WRITTEN INSTRUCTION. Leave out the pictures, then reproduce the rest of the material exactly.
>> START PROVIDED DATA
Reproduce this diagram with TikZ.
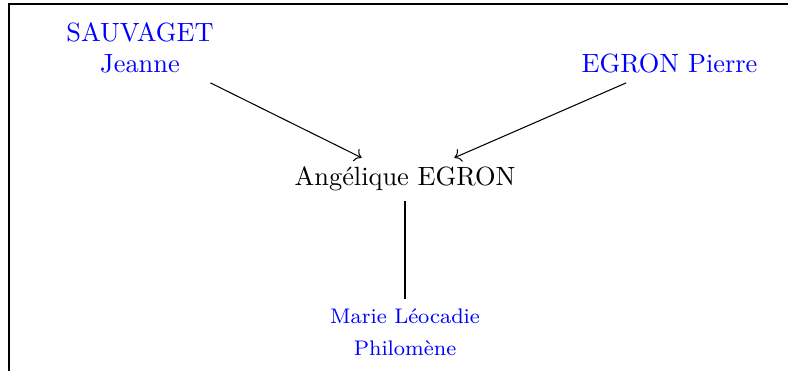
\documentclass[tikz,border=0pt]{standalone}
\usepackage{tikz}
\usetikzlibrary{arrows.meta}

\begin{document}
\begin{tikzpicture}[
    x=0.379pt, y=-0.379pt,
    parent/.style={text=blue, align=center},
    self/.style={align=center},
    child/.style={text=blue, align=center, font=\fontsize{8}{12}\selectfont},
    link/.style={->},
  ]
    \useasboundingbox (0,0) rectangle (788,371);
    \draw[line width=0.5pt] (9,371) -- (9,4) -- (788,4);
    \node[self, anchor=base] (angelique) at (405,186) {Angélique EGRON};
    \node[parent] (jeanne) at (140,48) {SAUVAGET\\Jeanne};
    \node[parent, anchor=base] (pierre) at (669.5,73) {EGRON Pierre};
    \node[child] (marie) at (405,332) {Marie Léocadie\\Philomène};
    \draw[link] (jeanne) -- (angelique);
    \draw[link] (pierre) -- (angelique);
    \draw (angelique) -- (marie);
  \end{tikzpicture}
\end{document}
>> END PROVIDED DATA
SOLUTION TO THE EXERCISE.
Reproduce this diagram with TikZ.
\documentclass[tikz,border=0pt]{standalone}
\usepackage{tikz}
\usetikzlibrary{arrows.meta}

\begin{document}
\begin{tikzpicture}[
    x=0.379pt, y=-0.379pt,
    parent/.style={text=blue, align=center},
    self/.style={align=center},
    child/.style={text=blue, align=center, font=\fontsize{8}{12}\selectfont},
    link/.style={->},
  ]
    \useasboundingbox (0,0) rectangle (788,371);
    \draw[line width=0.5pt] (9,371) -- (9,4) -- (788,4);
    \node[self, anchor=base] (angelique) at (405,186) {Angélique EGRON};
    \node[parent] (jeanne) at (140,48) {SAUVAGET\\Jeanne};
    \node[parent, anchor=base] (pierre) at (669.5,73) {EGRON Pierre};
    \node[child] (marie) at (405,332) {Marie Léocadie\\Philomène};
    \draw[link] (jeanne) -- (angelique);
    \draw[link] (pierre) -- (angelique);
    \draw (angelique) -- (marie);
  \end{tikzpicture}
\end{document}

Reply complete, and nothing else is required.